## STATED GOAL:
Exactly reproduce the lines that run from the one containing "Recreate this image" through the one containing "ax = fig.add_axes([0.0376, 0.2006, 0.9413, 0.6122])", ends included, with no pictures.

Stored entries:
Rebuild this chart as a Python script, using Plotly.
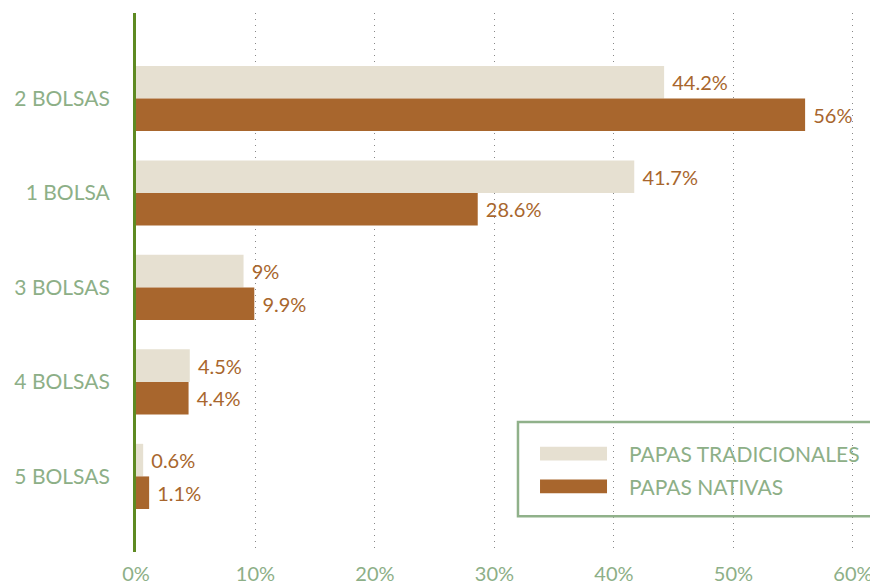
import plotly.graph_objects as go

categorias = ["2 BOLSAS", "1 BOLSA", "3 BOLSAS", "4 BOLSAS", "5 BOLSAS"]
tradicionales = [44.2, 41.7, 9, 4.5, 0.6]
nativas = [56, 28.6, 9.9, 4.4, 1.1]
nombres = ["PAPAS TRADICIONALES", "PAPAS NATIVAS"]
ticks_x = [0, 10, 20, 30, 40, 50, 60]
ticks_txt = ["0%", "10%", "20%", "30%", "40%", "50%", "60%"]

beige = "#E6E0D1"
cafe = "#A8662D"
verde = "#8DAF87"
verde_eje = "#5E8A22"
fuente = "Lato"

fig = go.Figure()
for vals, nom, col in [(tradicionales, nombres[0], beige), (nativas, nombres[1], cafe)]:
    fig.add_trace(go.Bar(
        name=nom, y=categorias, x=vals, orientation="h",
        marker_color=col, marker_line_width=0,
        text=vals, texttemplate="\u00a0%{x}%", textposition="outside",
        textfont={"color": cafe, "size": 20, "family": fuente},
        cliponaxis=False, showlegend=False,
    ))

# leyenda dibujada a mano (caja abierta a la derecha + muestras)
shapes = [
    dict(type="path", xref="paper", yref="paper",
         path="M 1.2,0.2412 L 0.5148,0.2412 L 0.5148,0.0663 L 1.2,0.0663",
         line={"color": "#90B18A", "width": 2.5}),
    dict(type="rect", xref="paper", yref="paper", x0=0.5445, x1=0.6348, y0=0.1697, y1=0.1954,
         line_width=0, fillcolor=beige),
    dict(type="rect", xref="paper", yref="paper", x0=0.5445, x1=0.6348, y0=0.1089, y1=0.1346,
         line_width=0, fillcolor=cafe),
]
annotations = [
    dict(xref="paper", yref="paper", x=0.6617, y=0.1825, text=nombres[0], showarrow=False,
         xanchor="left", yanchor="middle", font={"color": verde, "size": 21, "family": fuente}),
    dict(xref="paper", yref="paper", x=0.6617, y=0.1218, text=nombres[1], showarrow=False,
         xanchor="left", yanchor="middle", font={"color": verde, "size": 21, "family": fuente}),
]

fig.update_layout(
    width=870, height=577,
    margin={"l": 128, "r": 0, "t": 5, "b": 29},
    barmode="group", bargap=0.31, bargroupgap=0,
    paper_bgcolor="white", plot_bgcolor="white",
    font={"family": fuente, "color": verde, "size": 20},
    shapes=shapes, annotations=annotations,
)
fig.update_xaxes(
    range=[0, 62.1], tickvals=ticks_x, ticktext=ticks_txt,
    showgrid=True, gridcolor="#888888", griddash="1px,5px", gridwidth=1,
    zeroline=False, showline=False, ticks="", ticklabelstandoff=8,
)
fig.update_yaxes(
    categoryorder="array", categoryarray=categorias, range=[4.8, -0.905],
    showline=True, linecolor=verde_eje, linewidth=3, showgrid=False,
    ticks="", ticklabelstandoff=19, tickfont={"size": 21},
)

fig.write_html("out.html")
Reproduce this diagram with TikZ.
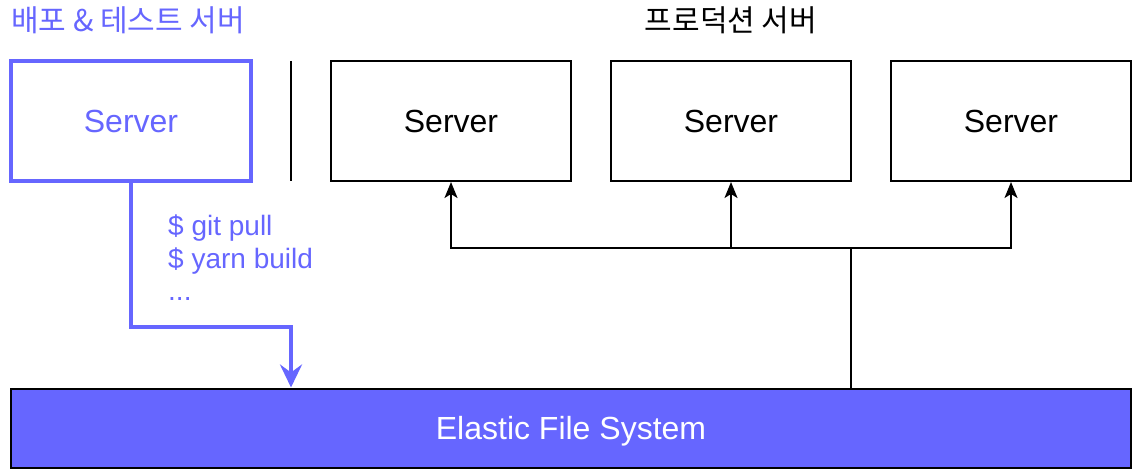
\documentclass[tikz,border=0pt]{standalone}
\usepackage{fontspec}
\setmainfont{Liberation Sans}
\newfontfamily\krfont{Noto Sans CJK KR}
\usetikzlibrary{arrows.meta}
\definecolor{devblue}{HTML}{6666FF}
\tikzset{
  srvbox/.style={draw=black, line width=2pt, minimum width=240pt, minimum height=120pt, inner sep=0pt, font=\fontsize{32}{38}\selectfont},
  devbox/.style={srvbox, draw=devblue, line width=4pt, text=devblue},
  efsbox/.style={draw=black, fill=devblue, line width=2pt, minimum width=1120pt, minimum height=79pt, inner sep=0pt, text depth=0pt, text=white, font=\fontsize{32}{38}\selectfont},
  title/.style={inner sep=0pt, font=\krfont\fontsize{30}{34}\selectfont},
  blackarrow/.style={draw=black, line width=2pt, -{Stealth[length=16pt,width=13pt,inset=4pt]}},
  bluearrow/.style={draw=devblue, line width=4pt, -{Stealth[length=23pt,width=22pt,inset=8pt]}},
  cmdtext/.style={inner sep=0pt, text=devblue, align=left, font=\fontsize{28}{32}\selectfont},
}
\begin{document}
\begin{tikzpicture}[x=1pt,y=-1pt]
\useasboundingbox (0,0) rectangle (1132,470);
% titles
\node[title, text=devblue, anchor=west] (devtitle) at (11,20) {배포 \& 테스트 서버};
\node[title, text=black] (prodtitle) at (731,20) {프로덕션 서버};
% boxes
\node[devbox] (dev) at (131,121) {Server};
\node[srvbox] (s1) at (451,121) {Server};
\node[srvbox] (s2) at (731,121) {Server};
\node[srvbox] (s3) at (1011,121) {Server};
\node[efsbox] (efs) at (571,428) {Elastic File System};
% divider
\coordinate (dtop) at (291,61);
\coordinate (dbot) at (291,181);
\draw[line width=2pt] (dtop) -- (dbot);
% commands
\node[cmdtext, anchor=base west] (cmd) at (168,300) {\$ git pull\\\$ yarn build\\...};
% blue connector
\coordinate (bend) at (291,327);
\draw[bluearrow] (dev.south) |- (bend) -- (bend |- efs.north);
% black connectors
\coordinate (junc) at (851,248);
\draw[blackarrow] (efs.north -| junc) -- (junc) -| (s1.south);
\draw[blackarrow] (efs.north -| junc) -- (junc) -| (s2.south);
\draw[blackarrow] (efs.north -| junc) -- (junc) -| (s3.south);
\end{tikzpicture}
\end{document}
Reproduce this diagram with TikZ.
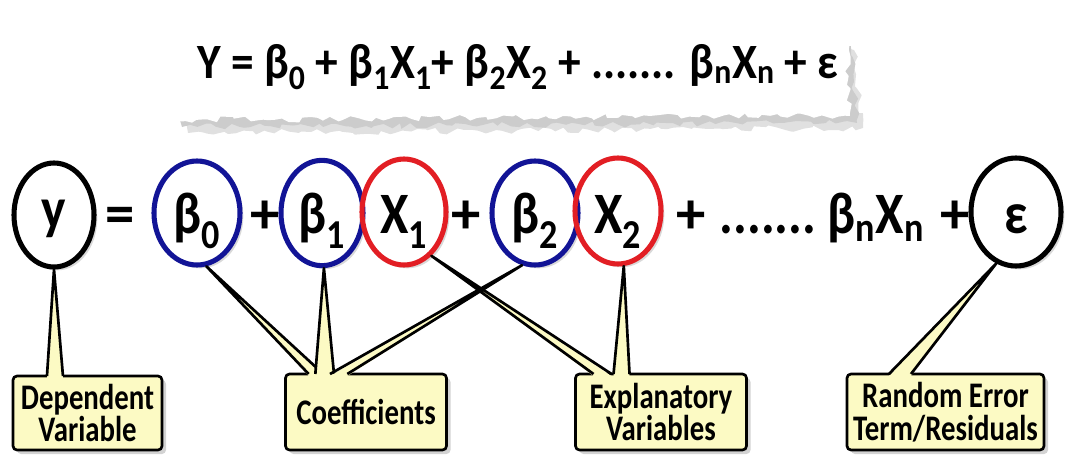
\documentclass[tikz,border=0pt]{standalone}
\usepackage{fontspec}
\setmainfont{Carlito}
\usetikzlibrary{shapes.geometric,shadows,decorations.pathmorphing}
\definecolor{cblue}{RGB}{18,20,150}
\definecolor{cred}{RGB}{226,30,36}
\definecolor{note}{RGB}{252,250,196}
\newcommand{\sbx}[1]{\textsubscript{#1}}
\newcommand{\nrw}[1]{\scalebox{0.88}[1]{#1}}
\newcommand{\nrt}[1]{\scalebox{0.92}[1]{#1}}
\newcommand{\nrb}[1]{\scalebox{0.8}[1]{#1}}
\tikzset{
  bigfont/.style={font=\bfseries\fontsize{44}{48}\selectfont},
  ring/.style={ellipse, line width=3.8pt, inner sep=0pt, bigfont},
  halo/.style={ellipse, inner sep=0pt, fill=white, drop shadow={shadow xshift=2.5pt, shadow yshift=-2.5pt, opacity=0.3}},
  term/.style={bigfont, inner sep=0pt, anchor=base},
  callout/.style={draw, line width=2pt, rounded corners=3pt, fill=note, align=center, inner sep=0pt,
     font=\bfseries\fontsize{27}{24.5}\selectfont, drop shadow={shadow xshift=3pt, shadow yshift=-3pt, opacity=0.35}},
  wedgefill/.style={fill=note},
  wedgeline/.style={draw=black, line width=2pt, line join=round},
  tear/.style={decorate, decoration={random steps, segment length=5pt, amplitude=2.5pt}},
}
\begin{document}
\begin{tikzpicture}[x=0.75pt,y=-0.75pt]
\useasboundingbox (0,0) rectangle (1068,454);
% torn paper
\fill[black!12, tear] (184,70) -- (854,50) -- (863,128) -- (188,133) -- cycle;
\fill[black!20, tear] (180,66) -- (851,46) -- (857,123) -- (182,127) -- cycle;
\fill[white, tear] (168,27) -- (846,18) -- (850,116) -- (172,120) -- cycle;
\node[term, font=\bfseries\fontsize{37}{40}\selectfont] (eq) at (518,78)
  {\nrt{Y = β\sbx{0} + β\sbx{1}X\sbx{1}+ β\sbx{2}X\sbx{2} + ....... β\sbx{n}X\sbx{n} + ε}};
% halos behind the rings
\path (54,215) node[halo, minimum width=60pt, minimum height=78pt] {};
\path (197,213) node[halo, minimum width=64.5pt, minimum height=78pt] {};
\path (322,213) node[halo, minimum width=61.5pt, minimum height=79pt] {};
\path (404,212) node[halo, minimum width=63pt, minimum height=79.5pt] {};
\path (535,213) node[halo, minimum width=64.5pt, minimum height=78pt] {};
\path (618,211) node[halo, minimum width=64.5pt, minimum height=79.5pt] {};
\path (1016,212) node[halo, minimum width=67.5pt, minimum height=81pt] {};
% callout boxes
\node[callout, minimum width=111.75pt, minimum height=55.5pt] (dep) at (87.5,413) {\nrb{Dependent}\\\nrb{Variable}};
\node[callout, minimum width=120.75pt, minimum height=57pt] (coef) at (366,412) {\nrb{Coefficients}};
\node[callout, minimum width=128.25pt, minimum height=57pt] (expl) at (661,412) {\nrb{Explanatory}\\\nrb{Variables}};
\node[callout, minimum width=147.75pt, minimum height=57pt] (rnd) at (945.5,412) {\nrb{Random Error}\\\nrb{Term/Residuals}};
% ring nodes
\node[ring, draw=black, minimum width=60pt, minimum height=78pt] (cy) at (54,215) {};
\node[ring, draw=cblue, minimum width=64.5pt, minimum height=78pt] (cb0) at (197,213) {};
\node[ring, draw=cblue, minimum width=61.5pt, minimum height=79pt] (cb1) at (322,213) {};
\node[ring, draw=cred, minimum width=63pt, minimum height=79.5pt] (cx1) at (404,212) {};
\node[ring, draw=cblue, minimum width=64.5pt, minimum height=78pt] (cb2) at (535,213) {};
\node[ring, draw=cred, minimum width=64.5pt, minimum height=79.5pt] (cx2) at (618,211) {};
\node[ring, draw=black, minimum width=67.5pt, minimum height=81pt] (ce) at (1016,212) {};
% callout pointers (wedges)
\fill[wedgefill] (cy.south) -- ([xshift=-30.4pt,yshift=-2.5pt]dep.north) -- ([xshift=-18.4pt,yshift=-2.5pt]dep.north) -- cycle;
\draw[wedgeline] ([xshift=-30.4pt,yshift=-1pt]dep.north) -- (cy.south) -- ([xshift=-18.4pt,yshift=-1pt]dep.north);
\fill[wedgefill] (cb0.-80) -- ([xshift=-43pt,yshift=-2.5pt]coef.north) -- ([xshift=-32pt,yshift=-2.5pt]coef.north) -- cycle;
\draw[wedgeline] ([xshift=-43pt,yshift=-1pt]coef.north) -- (cb0.-80) -- ([xshift=-32pt,yshift=-1pt]coef.north);
\fill[wedgefill] (cb1.-88) -- ([xshift=-38pt,yshift=-2.5pt]coef.north) -- ([xshift=-24pt,yshift=-2.5pt]coef.north) -- cycle;
\draw[wedgeline] ([xshift=-38pt,yshift=-1pt]coef.north) -- (cb1.-88) -- ([xshift=-24pt,yshift=-1pt]coef.north);
\fill[wedgefill] (cx1.-58) -- ([xshift=-50.6pt,yshift=-2.5pt]expl.north) -- ([xshift=-37.1pt,yshift=-2.5pt]expl.north) -- cycle;
\draw[wedgeline] ([xshift=-50.6pt,yshift=-1pt]expl.north) -- (cx1.-58) -- ([xshift=-37.1pt,yshift=-1pt]expl.north);
\fill[wedgefill] (cb2.-104) -- ([xshift=-27pt,yshift=-2.5pt]coef.north) -- ([xshift=-14pt,yshift=-2.5pt]coef.north) -- cycle;
\draw[wedgeline] ([xshift=-27pt,yshift=-1pt]coef.north) -- (cb2.-104) -- ([xshift=-14pt,yshift=-1pt]coef.north);
\fill[wedgefill] (cx2.-84) -- ([xshift=-35.6pt,yshift=-2.5pt]expl.north) -- ([xshift=-23.6pt,yshift=-2.5pt]expl.north) -- cycle;
\draw[wedgeline] ([xshift=-35.6pt,yshift=-1pt]expl.north) -- (cx2.-84) -- ([xshift=-23.6pt,yshift=-1pt]expl.north);
\fill[wedgefill] (ce.-111) -- ([xshift=-42.4pt,yshift=-2.5pt]rnd.north) -- ([xshift=-25.9pt,yshift=-2.5pt]rnd.north) -- cycle;
\draw[wedgeline] ([xshift=-42.4pt,yshift=-1pt]rnd.north) -- (ce.-111) -- ([xshift=-25.9pt,yshift=-1pt]rnd.north);
% ring texts and equation terms
\node[term] at (54,228) {\nrw{y}};
\node[term] at (197,233) {\nrw{β\sbx{0}}};
\node[term] at (322,233) {\nrw{β\sbx{1}}};
\node[term] at (404,233) {\nrw{X\sbx{1}}};
\node[term] at (535,233) {\nrw{β\sbx{2}}};
\node[term] at (618,233) {\nrw{X\sbx{2}}};
\node[term] at (1016,233) {\nrw{ε}};
\node[term] (eqs) at (120,233) {=};
\node[term] (p1) at (265,233) {+};
\node[term] (p2) at (466,233) {+};
\node[term] (p3) at (691,233) {+};
\node[term] (dots) at (768,233) {\nrw{.......}};
\node[term] (bnxn) at (876,233) {\nrw{β\sbx{n}X\sbx{n}}};
\node[term] (p4) at (955,233) {+};
\end{tikzpicture}
\end{document}
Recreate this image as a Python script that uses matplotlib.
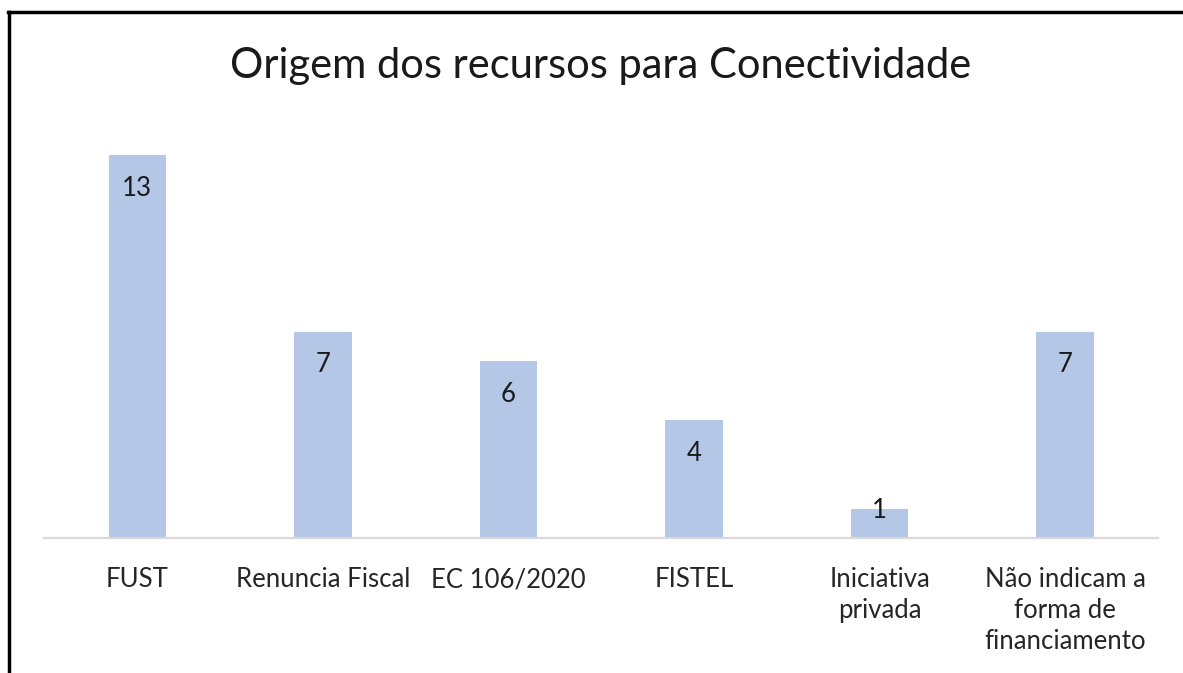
import matplotlib
matplotlib.use("Agg")
import matplotlib.pyplot as plt
from matplotlib.lines import Line2D

plt.rcParams['font.family'] = ['Lato', 'DejaVu Sans']

categories = ["FUST", "Renuncia Fiscal", "EC 106/2020", "FISTEL",
              "Iniciativa\nprivada", "Não indicam a\nforma de\nfinanciamento"]
values = [13, 7, 6, 4, 1, 7]

bar_color = "#b4c7e7"

fig = plt.figure(figsize=(11.83, 6.73), dpi=100)
ax = fig.add_axes([0.0376, 0.2006, 0.9413, 0.6122])

x = range(len(categories))
bars = ax.bar(x, values, width=0.31, color=bar_color, zorder=2)

ax.set_xlim(-0.5, len(categories) - 0.5)
ax.set_ylim(0, 14)

# value labels inside the top of each bar (short bars: label sits at the top edge)
fig.canvas.draw()
for b, v in zip(bars, values):
    cx = b.get_x() + b.get_width() / 2
    y0 = ax.transData.transform((cx, 0))[1]
    y1 = ax.transData.transform((cx, v))[1]
    off = min(33, (y1 - y0) - 27)
    ax.annotate(str(v), (cx, v), xytext=(0, -off), textcoords="offset pixels",
                ha="center", va="center", fontsize=18.5, color="#1a1a1a", zorder=3)

ax.set_xticks(list(x))
ax.set_xticklabels(categories, fontsize=18.5, color="#262626", linespacing=1.3)
ax.tick_params(axis="x", length=0, pad=21)
ax.set_yticks([])

for s in ["top", "right", "left"]:
    ax.spines[s].set_visible(False)
ax.spines["bottom"].set_color("#d9d9d9")
ax.spines["bottom"].set_linewidth(1.6)

fig.text(0.5076, 0.902, "Origem dos recursos para Conectividade",
         ha="center", va="center", fontsize=30, color="#1a1a1a")

# outer frame (top and left edges only, as cropped)
fig.add_artist(Line2D([8 / 1183, 1.0], [1 - 12 / 673, 1 - 12 / 673],
                      color="black", linewidth=2.5, transform=fig.transFigure))
fig.add_artist(Line2D([9 / 1183, 9 / 1183], [0.0, 1 - 12 / 673],
                      color="black", linewidth=2.5, transform=fig.transFigure))

fig.savefig("out.png", dpi=100)
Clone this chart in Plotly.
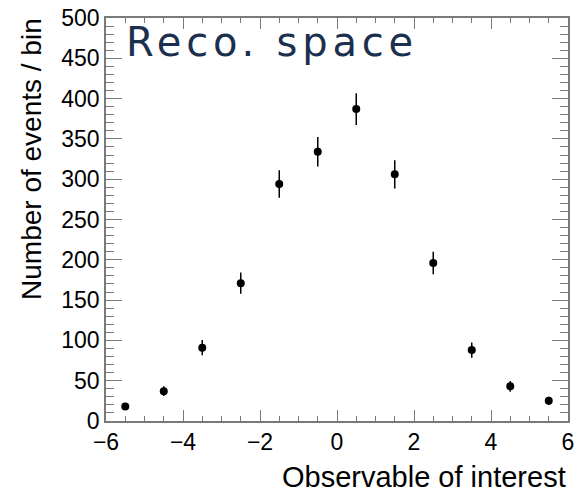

## RESULT OF THIS EXERCISE:
Recreate this image as a Python script that uses matplotlib.
import matplotlib
matplotlib.use("Agg")
import matplotlib.pyplot as plt
from matplotlib.lines import Line2D

plt.rcParams['font.family'] = ['Lato', 'DejaVu Sans']

categories = ["FUST", "Renuncia Fiscal", "EC 106/2020", "FISTEL",
              "Iniciativa\nprivada", "Não indicam a\nforma de\nfinanciamento"]
values = [13, 7, 6, 4, 1, 7]

bar_color = "#b4c7e7"

fig = plt.figure(figsize=(11.83, 6.73), dpi=100)
ax = fig.add_axes([0.0376, 0.2006, 0.9413, 0.6122])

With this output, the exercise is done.